The 2008 Ron Howard movie Ringo Starr couldn’t stand: “He just kind of decimated it”

Like almost everyone else of his generation, Ron Howard was hooked on The Beatles from the moment he watched their seminal appearance on The Ed Sullivan Show in February 1964, when he was nine years old.

However, unlike almost everyone else of his generation, the actor-turned-filmmaker would go on to become one of the most successful directors in Hollywood, not to mention someone who could call Paul McCartney a friend and a person he could turn to for advice and some sage words of wisdom.

That lifelong fandom of Fab Four came full circle in 2016 with the release of The Beatles: Eight Days a Week, the documentary helmed by the two-time Academy Award winner that gave him more than he bargained for when Ringo Starr told Howard to his face that he couldn’t stand one of his movies.

“I won’t say which one, but it was one of my movies that sort of wasn’t an award winner and didn’t make the top ten in the box office,” he elaborated. “It was still a solid movie, but had a few problems with it, and he said, ‘Oh, I saw such and such a movie’, and I said, ‘Oh, OK, great’. He said, ‘It wasn’t very good, was it?'”

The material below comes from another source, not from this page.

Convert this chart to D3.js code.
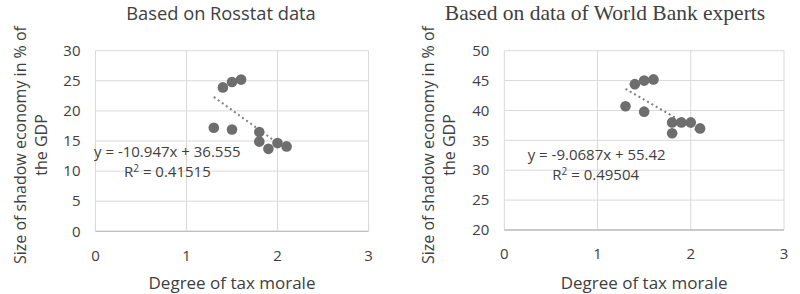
<!DOCTYPE html>
<html><head><meta charset="utf-8">
<script src="https://cdn.jsdelivr.net/npm/d3@7"></script>
<style>
body{margin:0;background:#fff;}
svg{display:block;}
text{font-family:"Open Sans",sans-serif;fill:#404040;}
text.serif{font-family:"Liberation Serif","Times New Roman",serif;}
</style></head>
<body>
<svg id="c" width="800" height="294"></svg>
<script>
// Data
const degreeTaxMorale = [1.3, 1.4, 1.5, 1.5, 1.6, 1.8, 1.8, 1.9, 2.0, 2.1];
const rosstatShadow   = [17.2, 23.9, 24.8, 16.9, 25.2, 16.5, 14.9, 13.7, 14.65, 14.1];
const worldBankShadow = [40.7, 44.4, 45.0, 39.8, 45.2, 38.0, 36.2, 38.0, 38.0, 37.0];
const xTicks = [0, 1, 2, 3];
const rosstatYTicks = [0, 5, 10, 15, 20, 25, 30];
const worldBankYTicks = [20, 25, 30, 35, 40, 45, 50];
const rosstatFit = {slope: -10.947, intercept: 36.555, r2: "0.41515", eq: "y = -10.947x + 36.555"};
const worldBankFit = {slope: -9.0687, intercept: 55.42, r2: "0.49504", eq: "y = -9.0687x + 55.42"};
const titles = ["Based on Rosstat data", "Based on data of World Bank experts"];
const xTitle = "Degree of tax morale";
const yTitleLines = ["Size of shadow economy in % of", "the GDP"];

const svg = d3.select("#c");

function panel(cfg){
  const g = svg.append("g");
  const x = d3.scaleLinear().domain([0,3]).range([cfg.left, cfg.right]);
  const y = d3.scaleLinear().domain(cfg.yDomain).range([cfg.bottom, cfg.top]);
  // grid
  g.selectAll(".hg").data(cfg.yTicks).enter().append("line")
    .attr("x1", x(0)).attr("x2", x(3)).attr("y1", d=>y(d)).attr("y2", d=>y(d))
    .attr("stroke", "#d9d9d9").attr("stroke-width", 1);
  g.selectAll(".vg").data(xTicks).enter().append("line")
    .attr("x1", d=>x(d)).attr("x2", d=>x(d)).attr("y1", y(cfg.yDomain[0])).attr("y2", y(cfg.yDomain[1]))
    .attr("stroke", "#d9d9d9").attr("stroke-width", 1);
  // bottom axis line
  g.append("line").attr("x1", x(0)).attr("x2", x(3))
    .attr("y1", y(cfg.yDomain[0])).attr("y2", y(cfg.yDomain[0]))
    .attr("stroke", "#bfbfbf").attr("stroke-width", 1.3);
  // y tick labels
  g.selectAll(".yl").data(cfg.yTicks).enter().append("text")
    .attr("x", cfg.left - 15).attr("y", d=>y(d)).attr("dy", "0.35em")
    .attr("text-anchor", "end").style("font-size", "15px").text(d=>d);
  // x tick labels
  g.selectAll(".xl").data(xTicks).enter().append("text")
    .attr("x", d=>x(d)).attr("y", cfg.bottom + 24).attr("dy", "0.35em")
    .attr("text-anchor", "middle").style("font-size", "15px").text(d=>d);
  // trendline
  const xs = d3.extent(degreeTaxMorale);
  g.append("line")
    .attr("x1", x(xs[0])).attr("y1", y(cfg.fit.slope*xs[0]+cfg.fit.intercept))
    .attr("x2", x(xs[1])).attr("y2", y(cfg.fit.slope*xs[1]+cfg.fit.intercept))
    .attr("stroke", "#7f7f7f").attr("stroke-width", 2).attr("stroke-dasharray", "2,3");
  // points
  g.selectAll(".pt").data(degreeTaxMorale).enter().append("circle")
    .attr("cx", d=>x(d)).attr("cy", (d,i)=>y(cfg.values[i])).attr("r", 5.3)
    .attr("fill", "#6e6e6e");
  // equation
  g.append("text").attr("x", cfg.eqX).attr("y", cfg.eqY).attr("dy","0.35em")
    .style("font-size", "15px").text(cfg.fit.eq);
  const r = g.append("text").attr("x", cfg.r2X).attr("y", cfg.eqY + cfg.r2Gap).attr("dy","0.35em")
    .style("font-size", "15px");
  r.append("tspan").text("R");
  r.append("tspan").attr("dy", "-5").style("font-size","10px").text("2");
  r.append("tspan").attr("dy", "5").text(" = " + cfg.fit.r2);
  // title
  g.append("text").attr("class", cfg.titleClass).attr("x", cfg.titleX).attr("y", cfg.titleY).attr("dy","0.35em")
    .attr("text-anchor","middle").style("font-size", cfg.titleSize)
    .text(cfg.title);
  // x title
  g.append("text").attr("x", (cfg.left+cfg.right)/2).attr("y", 283).attr("dy","0.35em")
    .attr("text-anchor","middle").style("font-size","17px").text(xTitle);
  // y title
  const yt = g.append("text").attr("transform", `translate(${cfg.yTitleX},${cfg.yTitleY}) rotate(-90)`)
    .attr("text-anchor","middle").style("font-size","16px");
  yt.append("tspan").attr("x",0).attr("dy","0.35em").text(yTitleLines[0]);
  yt.append("tspan").attr("x",0).attr("dy","21px").text(yTitleLines[1]);
}

panel({left:95.5, right:368.5, top:50.7, bottom:231.3, yDomain:[0,30], yTicks:rosstatYTicks,
  values: rosstatShadow, fit: rosstatFit, eqX: 94, eqY: 152, r2X: 124, r2Gap: 20,
  title: titles[0], titleX: 221, titleY: 14, titleClass: "sans", titleSize: "18.3px",
  yTitleX: 20, yTitleY: 145});
panel({left:504.3, right:784, top:50.7, bottom:230, yDomain:[20,50], yTicks:worldBankYTicks,
  values: worldBankShadow, fit: worldBankFit, eqX: 527.7, eqY: 155, r2X: 552.3, r2Gap: 20,
  title: titles[1], titleX: 605, titleY: 12.5, titleClass: "serif", titleSize: "21.5px",
  yTitleX: 428, yTitleY: 145});
</script>
</body></html>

While Howard refused to name and shame the picture that Ringo slated in his presence, let’s put on our investigative hats and do some digging, shall we? It was released before 2016, it didn’t win any major awards, it wasn’t a top ten box office hit, and Starr also informed him that “your problem was casting, because you had this bloke.”

Interestingly, the only feature he’s ever directed that didn’t spend a single week inside the top ten at the box office in the United States was Frost/Nixon, and while it’s true that it didn’t win any notable awards, it was still widely acclaimed and nominated for five Oscars and five Golden Globes, including ‘Best Picture’ and ‘Best Director’.

Michael Sheen and Frank Langella both reprised their roles from the stage production of the same name, and although the latter was Oscar and Globe-nominated, Sheen was shut out of the awards season conversation, so maybe he was the miscast actor that ruffled Ringo’s feathers so much.

On the other hand, Howard has always seemed very proud of his work on Frost/Nixon, which doesn’t jive with the director admitting there were problems. Either way, “He just kind of decimated it,” he recalled, with Starr refusing to beat around the bush. “It wasn’t mean, it was just kind of conversational.”

Macca was there, too, and he also chimed in. “Well, we certainly know the absolute truth about that movie now, because Ringo just told us,” Howard recalled. “He sort of tried to cover for him, but Ringo would always cut to the chase.”

It hasn’t been confirmed or denied, if it was Frost/Nixon or any of the other dozens of movies he’s directed, but it’s the only one that fits the criteria Howard laid out without naming names, so it’s as good a guess as you’re likely to find.